- Official DVD cover
- Directed by: Alex Zamm
- Written by: Stephen Mazur
- Based on: Jingle All the Way by Randy Kornfield
- Produced by: Alan C. Blomquist; Michael J. Luisi; Vicki Sotheran; J. P. Williams;
- Starring: Larry the Cable Guy; Santino Marella; Brian Stepanek; Kennedi Clements; Kirsten Robek;
- Cinematography: Barry Donlevy
- Edited by: Heath Ryan
- Music by: Chris Hajian
- Production companies: 20th Century Fox; WWE Studios;
- Distributed by: 20th Century Fox Home Entertainment
- Release date: December 2, 2014;
- Running time: 93 minutes
- Country: United States
- Language: English
- Budget: $5 million

= Jingle All the Way 2 =

Jingle All the Way 2 is a 2014 American direct-to-video Christmas comedy film, and a stand-alone sequel to the 1996 film Jingle All the Way starring Arnold Schwarzenegger. Directed by Alex Zamm, the film stars Larry the Cable Guy and Santino Marella, and is produced by 20th Century Fox and WWE Studios, the motion picture division of WWE, and was released straight-to-video by Fox on December 2, 2014. On-air promotion from WWE occurred on its weekly episode events. Like the first film, it received negative reviews from critics.

==Plot==

Truck driver Larry Phillips competes with the current husband of his former wife, the wealthy businessman Victor, for eight-year-old daughter Noel's affection. Larry tries to find out what Noel wants most by secretly opening her letter to Santa Claus after offering to mail it for her.
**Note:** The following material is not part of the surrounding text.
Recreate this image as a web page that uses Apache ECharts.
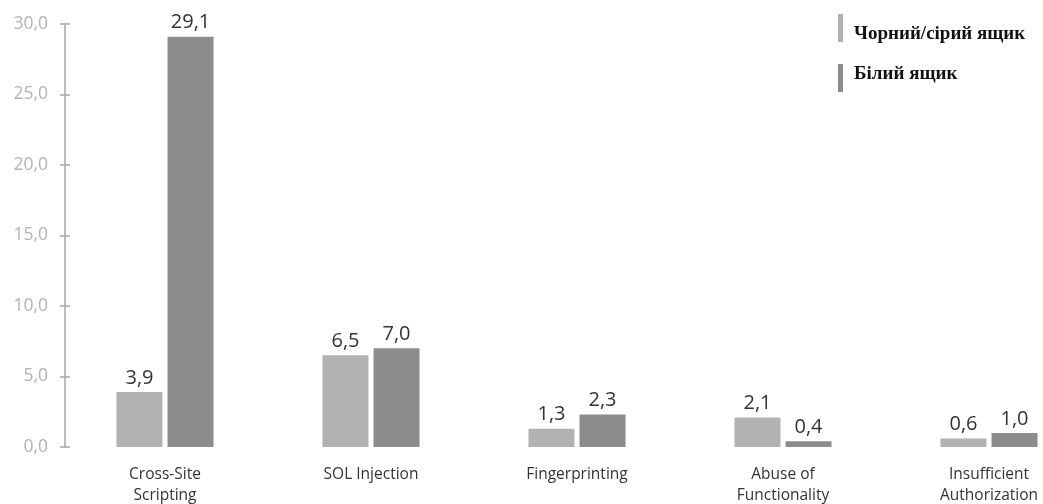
<!DOCTYPE html>
<html>
<head>
<meta charset="utf-8">
<script src="https://cdn.jsdelivr.net/npm/echarts@6/dist/echarts.min.js"></script>
<style>
  html, body { margin: 0; padding: 0; background: #fff; }
  #chart { width: 1043px; height: 504px; }
</style>
</head>
<body>
<div id="chart"></div>
<script>
// Vulnerability categories
const categories = ['Cross-Site\nScripting', 'SOL Injection', 'Fingerprinting', 'Abuse of\nFunctionality', 'Insufficient\nAuthorization'];
const seriesNames = ['Чорний/сірий ящик', 'Білий ящик'];
const blackGreyBox = [3.9, 6.5, 1.3, 2.1, 0.6];
const whiteBox = [29.1, 7.0, 2.3, 0.4, 1.0];
const yTicks = { min: 0, max: 30, interval: 5 };

const fmt = v => v.toFixed(1).replace('.', ',');
const chart = echarts.init(document.getElementById('chart'));

const barLabel = {
  show: true,
  position: 'top',
  distance: 4,
  color: '#333',
  fontFamily: 'Open Sans',
  fontSize: 20,
  formatter: p => fmt(p.value)
};

const legendFont = { fontFamily: 'Liberation Serif', fontWeight: 'bold', fontSize: 19, color: '#111' };

chart.setOption({
  animation: false,
  backgroundColor: '#fff',
  // the last category band runs past the right edge of the canvas
  grid: { left: 62, top: 24, bottom: 57, right: -49, outerBoundsMode: 'none', containLabel: false },
  legend: {
    orient: 'vertical',
    left: 833,
    top: 9,
    itemWidth: 5,
    itemHeight: 28,
    itemGap: 20,
    icon: 'rect',
    // first label sits a little below its swatch, the second a little above
    formatter: name => (name === seriesNames[0] ? '{lo|' : '{hi|') + name + '}',
    textStyle: Object.assign({
      padding: [0, 0, 0, 6],
      rich: {
        lo: Object.assign({ lineHeight: 32, verticalAlign: 'bottom' }, legendFont),
        hi: Object.assign({ lineHeight: 26, verticalAlign: 'top' }, legendFont)
      }
    }, legendFont),
    data: seriesNames
  },
  xAxis: {
    type: 'category',
    data: categories,
    axisLine: { show: false },
    axisTick: { show: false },
    axisLabel: { color: '#333', fontFamily: 'Open Sans', fontSize: 15.5, margin: 17, lineHeight: 21 }
  },
  yAxis: [{
    type: 'value',
    min: yTicks.min, max: yTicks.max, interval: yTicks.interval,
    offset: -3,
    axisLine: { show: true, lineStyle: { color: '#a6a6a6', width: 1.5 } },
    axisTick: { show: true, length: 5, lineStyle: { color: '#a6a6a6', width: 1.5 } },
    splitLine: { show: false },
    axisLabel: { color: '#b3b3b3', fontFamily: 'Open Sans', fontSize: 17.5, margin: 17, formatter: v => fmt(v) }
  }, {
    // inner half of the tick marks so they cross the axis line
    type: 'value',
    position: 'left',
    min: yTicks.min, max: yTicks.max, interval: yTicks.interval,
    offset: -3,
    axisLine: { show: false },
    axisTick: { show: true, inside: true, length: 5, lineStyle: { color: '#a6a6a6', width: 1.5 } },
    axisLabel: { show: false },
    splitLine: { show: false }
  }],
  series: [{
    name: seriesNames[0],
    type: 'bar',
    data: blackGreyBox,
    barWidth: 46,
    barGap: '11%',
    itemStyle: { color: '#b2b2b2' },
    label: barLabel
  }, {
    name: seriesNames[1],
    type: 'bar',
    data: whiteBox,
    barWidth: 46,
    itemStyle: { color: '#8c8c8c' },
    label: barLabel
  }]
});
</script>
</body>
</html>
He then tries to buy what he believes is her heart's desire—a Harrison the Talking Bear toy, which also happens to be the toy of the season. However, Noel's new stepfather, Victor, sends his employee Welling to spy on Larry and find out what Noel wants, so that he can be the one to make her wishes come true. Determined to stop Larry, Victor has Welling buy every Harrison Bear he can find, sabotaging Larry’s efforts each time he tries to get one.

Victor stockpiles all of the bears he acquires in a room in his box company. Larry tricks Victor into giving away the location of the bears and follows him into the room where they are kept but accidentally locks them both in.

At the tree lighting ceremony in town, a savvy female reporter has investigated who bought all the bears (Welling) and outs him to all the parents at the ceremony who have tried to buy one for their child. She declares Victor as the true villain which causes the crowd to focus their anger against Victor and his box company instead of him.

Meanwhile, inside the box company, Larry and Victor have discovered what is going on and finally come together to save the situation. They decide to have Christmas together and give Noel the prized toy from both of them, only to find out Noel never wanted the toy at all. They question her not wanting the toy and point out it was in her letter to Santa Claus. Noel accuses Larry of betraying her trust regarding the letter, which Larry makes an excuse for finding and reading the letter which he then produces; the letter, to his and Victor's surprise, when correctly interpreted, says something completely different from what he had thought: she wanted her family all together as one.

==Production==
===Filming===
Jingle All the Way 2 was filmed in Fort Langley, British Columbia, Canada.

==Reception==

===Critical response===
Dave Schilling of Vice wrote, "What's actually insidious about the whole endeavor is that it's so good at being so bad." Gavin Jasper of Den of Geek wrote, "In the end, Jingle All the Way 2 is about as bad as you’d expect it to be. The humor is beyond weak and any redeeming parts of the story (such as the last fifteen minutes) are offset by the never-ending series of incidents where Larry tries to find that doll. But you know what? If given the choice between watching this again and watching the Schwarzenegger version? Yeah, I think I’d rather get ‘er done."

In 2017, critic Nathan Rabin called the film "just barely a movie" and possibly "too sappy and maudlin for its target demographic."